Whitney Museum: website redesign
Here’s the website for the Whitney: http://www.whitney.org/
The front page is a bit thin, with lots of space devoted to the background rather than to more pictures of the art. This
thinness leads to lots of drill-downs, which may lead to viewers dropping out and off the site.
The boxed clickdown buttons on the Whitney frontpage do not seem to display properly in the Safari browser, or maybe they
are just clunky.
Here’s a review by Perry Garvin: http://www.perrygarvin.net/blog/2009/11/12/whitney-website-redesign/
The review helpfully links to several other museum website redesigns for comparison.
Perry Garvin’s Whitney review emphasizes deficiencies in the details of hierarchical ordering of information.

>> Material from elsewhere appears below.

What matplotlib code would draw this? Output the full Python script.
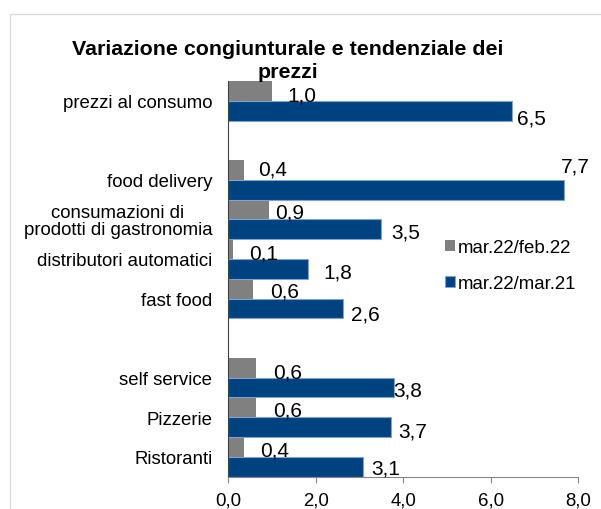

The
solution to this is not more orderly hierarchies but a flatter structure. Better to show 200 links on the opening screen
so that viewers can scan many options arrayed adjacent in space rather than stacked in drill-down hierarchies–in other
words, more like the frontpage of a news website or the iPhone. A link-heavy and art-rich homepage would serve as a
reliable common base for returning from drill-down forays (again like the iPhone).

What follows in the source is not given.